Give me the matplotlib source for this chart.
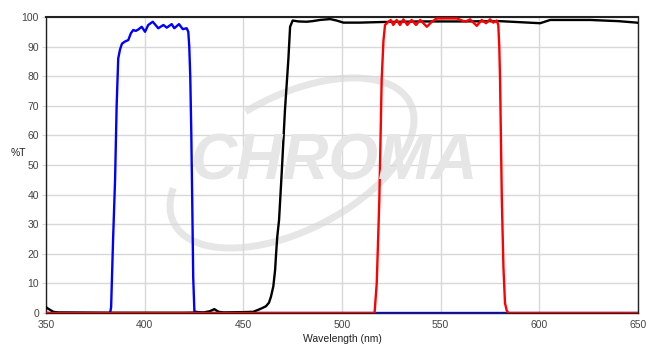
import matplotlib
matplotlib.use("Agg")
import matplotlib.pyplot as plt
from matplotlib.patches import Arc
from matplotlib.transforms import IdentityTransform

plt.rcParams["font.family"] = ["Liberation Sans", "DejaVu Sans"]

# excitation filter (blue)
wl_ex = [350, 380, 382.5, 383, 384, 385, 385.8, 386.6, 387.5, 388.5, 390, 391.7,
         393, 394.2, 395.5, 396.8, 398.5, 400.2, 401.8, 404.1, 406.9, 409.5,
         411.2, 413.7, 415, 417.4, 419.3, 421.3, 422.1, 422.6, 423.1, 423.6,
         424.1, 424.6, 425.2, 430, 650]
t_ex = [0, 0, 0, 2, 25, 45, 70, 86, 89, 91, 91.7, 92.2,
        94.5, 95.6, 95.3, 95.8, 96.7, 95, 97.3, 98.4, 96.2, 97.3,
        96.4, 97.6, 96.2, 97.6, 95.9, 96.2, 95, 90, 80, 62,
        38, 12, 0.5, 0, 0]

# dichroic (black)
wl_di = [350, 351, 353.7, 356, 380, 420, 430, 433, 435.3, 437.5, 440, 450, 455,
         458, 460, 461.5, 463, 464, 465.2, 466.1, 466.6, 467.2, 468.1, 469.5,
         471.1, 472.8, 473.7, 475, 478, 482.1, 485, 488.9, 494, 497.3, 500.7,
         509, 520, 540, 560, 580, 600.4, 605.5, 625.7, 640, 649.4, 650]
t_di = [2, 1.5, 0.4, 0.2, 0.1, 0.1, 0.2, 0.6, 1.3, 0.4, 0.2, 0.3, 0.4,
        1.2, 1.8, 2.3, 3.5, 5.5, 9, 14.5, 20, 25.8, 31.4, 48,
        68.6, 85.5, 96.7, 98.8, 98.5, 98.4, 98.6, 99, 99.3, 98.8, 98.1,
        98.1, 98.3, 98.5, 98.5, 98.6, 97.9, 99, 99, 98.6, 98.1, 98]

# emission filter (red)
wl_em = [350, 516.5, 517.6, 518.4, 518.9, 519.5, 520.1, 521, 521.8, 523.5, 524.7,
         526, 527.7, 529.4, 531.1, 533.1, 535.3, 537.5, 539.6, 543, 545.5, 548,
         553.1, 558.2, 562.4, 564.9, 568.3, 570.8, 573, 575, 576.7, 578.4, 579.2,
         579.7, 580.1, 581, 581.8, 582.6, 583.5, 584.3, 650]
t_em = [0, 0, 10, 27, 38, 58, 78.7, 92, 97.3, 98.4, 99,
        97.3, 99, 97.3, 99.2, 97.3, 99, 97.3, 99, 96.7, 98.4, 99.5,
        99.5, 99.5, 98.4, 99.2, 97, 99, 97.9, 99.2, 98.1, 98.8, 97.3,
        90, 78.7, 38, 15.6, 3.3, 0.8, 0, 0]

x_ticks = [350, 400, 450, 500, 550, 600, 650]
y_ticks = [0, 10, 20, 30, 40, 50, 60, 70, 80, 90, 100]

fig = plt.figure(figsize=(6.52, 3.54), dpi=100)
ax = fig.add_axes([46 / 652, 41 / 354, 592 / 652, 296 / 354])

# faint logo watermark behind the plot
wm_gray = "#e6e6e6"
fig.text(335 / 652, 1 - 163 / 354, "CHROMA", fontsize=46, fontweight="bold",
         fontstyle="italic", color=wm_gray, ha="center", va="center", zorder=0)
arc = Arc((292, 354 - 163), 265, 135, angle=27, theta1=165, theta2=465,
          transform=IdentityTransform(), color=wm_gray, lw=5, zorder=0)
fig.add_artist(arc)
ax.patch.set_alpha(0)

ax.plot(wl_ex, t_ex, color="#0000ff", lw=1.7, zorder=3)
ax.plot(wl_di, t_di, color="black", lw=1.7, zorder=4)
ax.plot(wl_em, t_em, color="#ff0000", lw=1.7, zorder=5)

ax.set_xlim(350, 650)
ax.set_ylim(0, 100)
ax.set_xticks(x_ticks)
ax.set_yticks(y_ticks)
ax.grid(True, color="#d8d8d8", lw=1)
ax.set_axisbelow(True)
ax.tick_params(axis="x", length=0, pad=5, labelsize=7.5, labelcolor="#444444")
ax.tick_params(axis="y", length=3, color="#d8d8d8", pad=2, labelsize=7.5,
               labelcolor="#444444")
for s in ax.spines.values():
    s.set_color("#222222")
    s.set_linewidth(1)
ax.spines["top"].set_linewidth(1.5)

ax.set_xlabel("Wavelength (nm)", fontsize=7.5, color="#222222", labelpad=3)
fig.text(18 / 652, 1 - 153 / 354, "%T", fontsize=7.5, color="#222222",
         ha="center", va="center")

fig.savefig("out.png", dpi=100)
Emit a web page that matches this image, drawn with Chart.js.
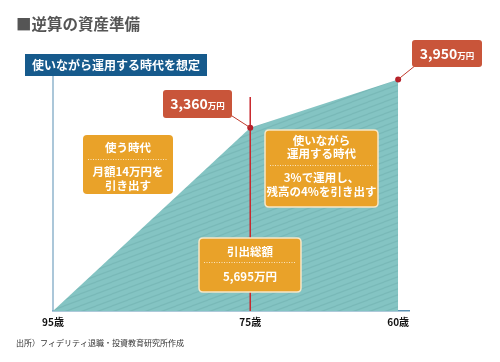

→ **Written instruction**: Any pictures should be dropped; transcribe the rest of the records above exactly.

→ **Result of the exercise**:
Give me the matplotlib source for this chart.
import matplotlib
matplotlib.use("Agg")
import matplotlib.pyplot as plt
from matplotlib.patches import Arc
from matplotlib.transforms import IdentityTransform

plt.rcParams["font.family"] = ["Liberation Sans", "DejaVu Sans"]

# excitation filter (blue)
wl_ex = [350, 380, 382.5, 383, 384, 385, 385.8, 386.6, 387.5, 388.5, 390, 391.7,
         393, 394.2, 395.5, 396.8, 398.5, 400.2, 401.8, 404.1, 406.9, 409.5,
         411.2, 413.7, 415, 417.4, 419.3, 421.3, 422.1, 422.6, 423.1, 423.6,
         424.1, 424.6, 425.2, 430, 650]
t_ex = [0, 0, 0, 2, 25, 45, 70, 86, 89, 91, 91.7, 92.2,
        94.5, 95.6, 95.3, 95.8, 96.7, 95, 97.3, 98.4, 96.2, 97.3,
        96.4, 97.6, 96.2, 97.6, 95.9, 96.2, 95, 90, 80, 62,
        38, 12, 0.5, 0, 0]

# dichroic (black)
wl_di = [350, 351, 353.7, 356, 380, 420, 430, 433, 435.3, 437.5, 440, 450, 455,
         458, 460, 461.5, 463, 464, 465.2, 466.1, 466.6, 467.2, 468.1, 469.5,
         471.1, 472.8, 473.7, 475, 478, 482.1, 485, 488.9, 494, 497.3, 500.7,
         509, 520, 540, 560, 580, 600.4, 605.5, 625.7, 640, 649.4, 650]
t_di = [2, 1.5, 0.4, 0.2, 0.1, 0.1, 0.2, 0.6, 1.3, 0.4, 0.2, 0.3, 0.4,
        1.2, 1.8, 2.3, 3.5, 5.5, 9, 14.5, 20, 25.8, 31.4, 48,
        68.6, 85.5, 96.7, 98.8, 98.5, 98.4, 98.6, 99, 99.3, 98.8, 98.1,
        98.1, 98.3, 98.5, 98.5, 98.6, 97.9, 99, 99, 98.6, 98.1, 98]

# emission filter (red)
wl_em = [350, 516.5, 517.6, 518.4, 518.9, 519.5, 520.1, 521, 521.8, 523.5, 524.7,
         526, 527.7, 529.4, 531.1, 533.1, 535.3, 537.5, 539.6, 543, 545.5, 548,
         553.1, 558.2, 562.4, 564.9, 568.3, 570.8, 573, 575, 576.7, 578.4, 579.2,
         579.7, 580.1, 581, 581.8, 582.6, 583.5, 584.3, 650]
t_em = [0, 0, 10, 27, 38, 58, 78.7, 92, 97.3, 98.4, 99,
        97.3, 99, 97.3, 99.2, 97.3, 99, 97.3, 99, 96.7, 98.4, 99.5,
        99.5, 99.5, 98.4, 99.2, 97, 99, 97.9, 99.2, 98.1, 98.8, 97.3,
        90, 78.7, 38, 15.6, 3.3, 0.8, 0, 0]

x_ticks = [350, 400, 450, 500, 550, 600, 650]
y_ticks = [0, 10, 20, 30, 40, 50, 60, 70, 80, 90, 100]

fig = plt.figure(figsize=(6.52, 3.54), dpi=100)
ax = fig.add_axes([46 / 652, 41 / 354, 592 / 652, 296 / 354])

# faint logo watermark behind the plot
wm_gray = "#e6e6e6"
fig.text(335 / 652, 1 - 163 / 354, "CHROMA", fontsize=46, fontweight="bold",
         fontstyle="italic", color=wm_gray, ha="center", va="center", zorder=0)
arc = Arc((292, 354 - 163), 265, 135, angle=27, theta1=165, theta2=465,
          transform=IdentityTransform(), color=wm_gray, lw=5, zorder=0)
fig.add_artist(arc)
ax.patch.set_alpha(0)

ax.plot(wl_ex, t_ex, color="#0000ff", lw=1.7, zorder=3)
ax.plot(wl_di, t_di, color="black", lw=1.7, zorder=4)
ax.plot(wl_em, t_em, color="#ff0000", lw=1.7, zorder=5)

ax.set_xlim(350, 650)
ax.set_ylim(0, 100)
ax.set_xticks(x_ticks)
ax.set_yticks(y_ticks)
ax.grid(True, color="#d8d8d8", lw=1)
ax.set_axisbelow(True)
ax.tick_params(axis="x", length=0, pad=5, labelsize=7.5, labelcolor="#444444")
ax.tick_params(axis="y", length=3, color="#d8d8d8", pad=2, labelsize=7.5,
               labelcolor="#444444")
for s in ax.spines.values():
    s.set_color("#222222")
    s.set_linewidth(1)
ax.spines["top"].set_linewidth(1.5)

ax.set_xlabel("Wavelength (nm)", fontsize=7.5, color="#222222", labelpad=3)
fig.text(18 / 652, 1 - 153 / 354, "%T", fontsize=7.5, color="#222222",
         ha="center", va="center")

fig.savefig("out.png", dpi=100)
Emit a web page that matches this image, drawn with Chart.js.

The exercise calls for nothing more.